If you are missing your father today as much as I am missing mine, let’s do this one thing together: let’s count ourselves lucky that we have these men to miss. Let’s receive it as a blessing that they existed at all; that they once lived and breathed and moved about in this world. Because they did then, we do now. Let’s let that knowledge lift us up.
To the brand-new (or sort-of new) fathers who are celebrating Father’s Day today: thank you for being there for your child or children. Love them fiercely. Reach out for their little hands as often as you can; find their little mitts and cover them up with your big bear paws. Let your hand-squeezes send the unspoken message to your cubs that everything’s gonna be okay. Our children need to know that today.
Teach your children to love deeply by loving them deeply. Show them, through your own actions, that being kind in this unkind world will actually change things. Teach them that love begets love.
To those of you who might be grappling with not-so-great paternal memories, or with a bitterness that still bites, be gentle with yourselves today. Be gentle with the memories that you decide to call up today. Maybe even try to swim towards forgiveness; it’s a hard place to get to sometimes, but it sure feels good once you arrive. Maybe let today be the day this forgiveness journey begins. Baby steps. Baby strokes.
I think what I loved most about my father was how safe he made me feel. Sure, I knew that there were monsters that lived under our basement steps, but I also knew that my father could brush those things away like cobwebs. Daddy was a great dispeller of darkness.
I remember one of the first times I ever felt the sensation of fear: I was still in diapers, and my father had just returned from a fishing trip. As he held that big thing up in front of me, my little heart felt its first clutch of fear and panic; the fish was as tall as I was, and I wanted nothing to do with it. (Plus, it smelled funny.)
But with Daddy close, I was certain no harm would come to me. With Daddy close, I knew this scaly monster with the shiny skin wouldn’t eat me up or try to start some nonsense. Even today, as I look at that big fish picture of the two of us (well, the three of us, if you count the fish), my heart takes a little flip of fear.
My father was a source of safety
Then, I let my eyes travel across the photo towards my father, standing there so sure and steady beside me … and my fear dissolves. I love looking at this photo because it reminds me of everything that my father was: my powerful protector who caught big fish for his family.

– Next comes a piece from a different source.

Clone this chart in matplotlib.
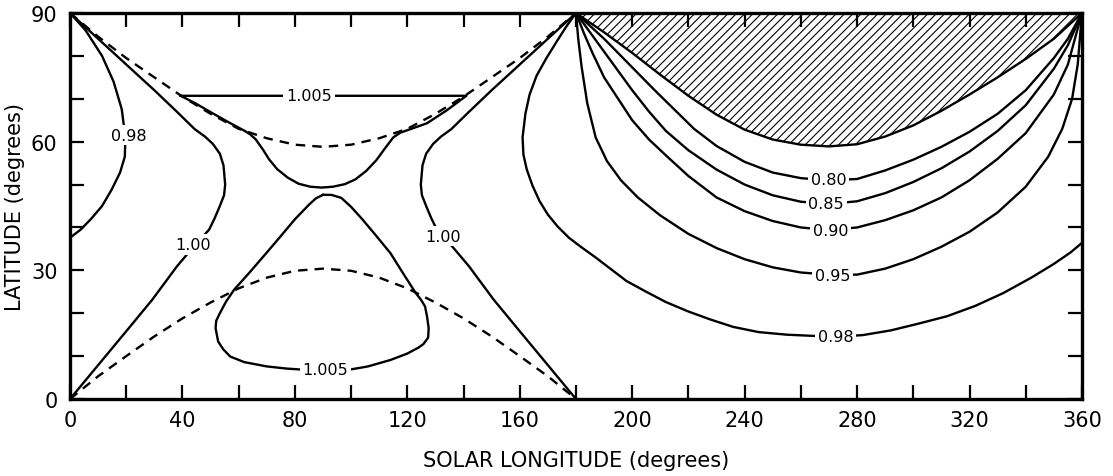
import matplotlib
matplotlib.use("Agg")
import matplotlib.pyplot as plt
import numpy as np

# dashed curves (left half)
dash_lon = [0, 10, 20, 30, 40, 50, 60, 70, 80, 90, 100, 110, 120, 130, 140, 150, 160, 170, 180]
dash_up_lat = [90, 84.5, 79.5, 75, 70.5, 66.5, 63, 60.8, 59.3, 58.8, 59.3, 60.8, 63, 66.5, 70.5, 75, 79.5, 84.5, 90]
dash_lo_lat = [0, 5.3, 10, 14.6, 18.8, 22.5, 25.8, 28.3, 29.9, 30.4, 29.9, 28.3, 25.8, 22.5, 18.8, 14.6, 10, 5.3, 0]

# left half contours
c098_left_lon = [0, 5.5, 11.4, 15.5, 18.4, 19.7, 19.5, 17.8, 14.8, 11.4, 7.5, 3.8, 0]
c098_left_lat = [90, 86, 80, 74, 67.6, 61, 56.5, 52.8, 48.8, 45, 42, 39.5, 37.6]

c100_a_lon = [0, 10, 20, 30, 38, 44.4, 48, 50.8, 53.3, 54.6, 55.2, 54.8, 53.3, 51.5, 49.5, 43.8, 38, 29.2, 20, 10, 0]
c100_a_lat = [90, 84, 78, 72, 67, 62.9, 61.2, 59.5, 57.2, 54.5, 50, 47.5, 45, 42.2, 39.5, 35.4, 30.9, 23.1, 15.8, 7.9, 0]

c100_b_lon = [180, 170, 160, 150, 142, 135.6, 132, 129.2, 126.7, 125.4, 124.8, 125.2, 126.7, 128.5, 130.5, 136.2, 142, 150.8, 160, 170, 180]
c100_b_lat = [90, 84, 78, 72, 67, 62.9, 61.2, 59.5, 57.2, 54.5, 50, 47.5, 45, 42.2, 39.5, 35.4, 30.9, 23.1, 15.8, 7.9, 0]

c1005_up_lon = [39.4, 141, 134, 127, 121, 117.5, 115, 112, 109, 105.4, 101.5, 97.8, 93.5, 89.5, 85.5, 81.3,
                77.5, 73.7, 70.8, 68.6, 66, 64.1, 62.2, 56.5, 50.8, 45, 39.4]
c1005_up_lat = [70.7, 70.7, 67.3, 64.3, 62.9, 62.1, 61, 58.4, 55.7, 53.2, 51.2, 50.1, 49.5, 49.3, 49.5, 50.2,
                51.6, 53.6, 55.9, 58.2, 60.6, 61.7, 62.5, 64.5, 66.6, 68.8, 70.7]

c1005_lo_lon = [90, 87.5, 85, 80, 75, 69.8, 64, 58.4, 55.5, 53.3, 52, 51.8, 52.7, 54.5, 57, 62, 70, 77, 83.8,
                90.8, 99, 106, 114, 120, 124, 125.7, 127.4, 127.6, 127, 126.3, 124.8, 123, 118.5, 114, 109,
                104, 100, 96.5, 93, 90]
c1005_lo_lat = [47.6, 46.8, 45.3, 41.9, 38, 34, 29.6, 25.5, 22.7, 20, 18.2, 16.5, 13.4, 11.6, 9.9, 8.6, 7.6,
                7.1, 6.8, 6.7, 6.8, 7.6, 9.1, 10.6, 12, 12.8, 14.3, 16.5, 19.3, 21.6, 23.2, 24.7, 29.3, 34, 38,
                41.9, 44.8, 46.9, 47.6, 47.6]

# right half contours
hatch_lon = [180, 190, 200, 210, 220, 230, 240, 250, 260, 270, 280, 290, 300, 310, 320, 330, 340, 350, 355, 360]
hatch_lat = [90, 85.5, 80.7, 75.6, 70.7, 66.3, 62.8, 60.5, 59.3, 58.9, 59.4, 61.2, 63.8, 67.2, 71, 75, 79.3, 84, 87, 90]

c080_lon = [180, 185, 190, 196, 202, 208, 215, 222, 230, 240, 250, 260, 270, 280, 290, 300, 310, 320, 330, 340, 350, 355, 360]
c080_lat = [90, 87, 84, 80, 76, 72, 67.5, 63, 59, 55.3, 52.8, 51.5, 51, 51.3, 53.3, 55.8, 58.8, 62.3, 66.5, 72, 79.5, 84, 90]

c085_lon = [180, 185, 190, 195, 200, 206, 212, 220, 230, 240, 250, 260, 270, 280, 290, 300, 310, 320, 330, 340, 350, 355, 360]
c085_lat = [90, 85.5, 81, 76.5, 72, 67, 62.5, 58, 53.5, 50, 47.5, 46, 45.5, 46.1, 48, 50.6, 53.8, 57.7, 62.5, 68.5, 77, 82.5, 90]

c090_lon = [180, 183, 186, 190, 195, 200, 206, 212, 220, 230, 240, 250, 260, 270, 280, 290, 300, 310, 320, 330, 340, 350, 355, 360]
c090_lat = [90, 85, 80.5, 75, 70, 65, 60.5, 56.8, 52, 47, 43.8, 41.5, 40, 39.4, 40, 41.7, 44, 47, 51, 56, 62, 71, 78, 90]

c095_lon = [180, 180.8, 182, 184, 187, 191, 196, 202, 210, 220, 230, 240, 250, 260, 270, 280, 290, 300, 310,
            320, 330, 340, 348, 353, 356.5, 358.5, 360]
c095_lat = [90, 84, 77.5, 69, 61, 55.5, 51, 47, 42.8, 38.5, 35.2, 32.6, 30.7, 29.5, 29, 29, 30.4, 32.6, 35.5,
            39, 43.5, 49.5, 56.5, 63, 70, 78, 90]

c098_right_lon = [180, 176.5, 173, 169.5, 166, 163.5, 162, 161, 161.3, 162.5, 164.5, 167, 170, 173.5, 177.5,
                  181.5, 187, 192, 198, 205, 212, 220, 228, 236, 245, 255, 265, 272, 282, 292, 302, 312, 322,
                  332, 342, 350, 356, 360]
c098_right_lat = [90, 86.8, 83.2, 79.5, 75.4, 71, 66.5, 61, 57, 53.5, 49.8, 46.2, 43, 40.2, 37.6,
                  35.6, 33, 30.5, 27.5, 25, 22.6, 20.4, 18.5, 16.8, 15.6, 15, 14.7, 14.5, 14.9, 16, 17.6, 19.3,
                  21.7, 24.7, 28.3, 31.5, 34.2, 36.4]

# contour labels: text, lon, lat
labels = [("0.98", 21, 61.5), ("1.00", 43.8, 36), ("1.00", 132.7, 38),
          ("1.005", 85, 70.7), ("1.005", 90.8, 6.8),
          ("0.80", 269.8, 51.1), ("0.85", 269, 45.6), ("0.90", 270.5, 39.3),
          ("0.95", 271.2, 28.8), ("0.98", 272.4, 14.5)]

plt.rcParams['hatch.linewidth'] = 0.8

fig = plt.figure(figsize=(11.13, 4.77), dpi=100)
ax = fig.add_axes([0.0629, 0.1614, 0.9092, 0.8092])

lw = 1.7
ax.fill_between(hatch_lon, hatch_lat, 90, facecolor='none', edgecolor='black', hatch='////', linewidth=0)

ax.plot(dash_lon, dash_up_lat, color='black', lw=lw, ls=(0, (4, 3)))
ax.plot(dash_lon, dash_lo_lat, color='black', lw=lw, ls=(0, (4, 3)))

for xs, ys in [(c098_left_lon, c098_left_lat), (c100_a_lon, c100_a_lat), (c100_b_lon, c100_b_lat),
               (c1005_up_lon, c1005_up_lat), (c1005_lo_lon, c1005_lo_lat),
               (hatch_lon, hatch_lat), (c080_lon, c080_lat), (c085_lon, c085_lat),
               (c090_lon, c090_lat), (c095_lon, c095_lat), (c098_right_lon, c098_right_lat)]:
    ax.plot(xs, ys, color='black', lw=lw, solid_joinstyle='round')

for txt, x, y in labels:
    ax.text(x, y, txt, ha='center', va='center', fontsize=11.5,
            bbox=dict(facecolor='white', edgecolor='none', pad=2))

ax.set_xlim(0, 360)
ax.set_ylim(0, 90)
xt = np.arange(0, 361, 20)
ax.set_xticks(xt)
ax.set_xticklabels([str(v) if v % 40 == 0 else '' for v in xt])
yt = np.arange(0, 91, 10)
ax.set_yticks(yt)
ax.set_yticklabels([str(v) if v % 30 == 0 else '' for v in yt])
ax.tick_params(direction='in', length=10, width=1.6, top=True, right=True, labelsize=15)
ax.tick_params(axis='x', pad=8)
ax.tick_params(axis='y', pad=9)
for s in ax.spines.values():
    s.set_linewidth(2.4)

ax.set_xlabel("SOLAR LONGITUDE (degrees)", fontsize=15, labelpad=14)
ax.set_ylabel("LATITUDE (degrees)", fontsize=15, labelpad=4)

fig.savefig("out.png", dpi=100)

Another image that keeps popping into my mind today is the photo of George Floyd’s little daughter Gianna, sitting on the Oval Office couch with her family on the anniversary of her father’s death –– no, let me crystallize this descriptor –– his brutal murder, last month. My heart breaks for her. Her father is gone forever. She’ll never feel his hand-squeeze again. She’ll never again feel the safety that his special papa-proximity provided.
But perhaps she will grow up knowing that her father’s murder changed the trajectory of this nation and forced us to focus on finding a kinder, saner, more compassionate way to live. My prayer is that she will grow up knowing that her father’s murder was not in vain. We cannot let it be.
On this day and every day, I miss my father something fierce. I also lament the trauma and the potential for trauma that Black fathers, Black men, and Black boys must withstand every time they step outside or walk down the street. I hate that they are being snatched away from us. We need them here.
Today I will remember my father. I’ll remember the feeling of his big paw covering my little brown mitt. And I will remember another memory, too.
Shhh. I hear it now, there in the distance, growing louder.
It’s the sound of his musical pockets.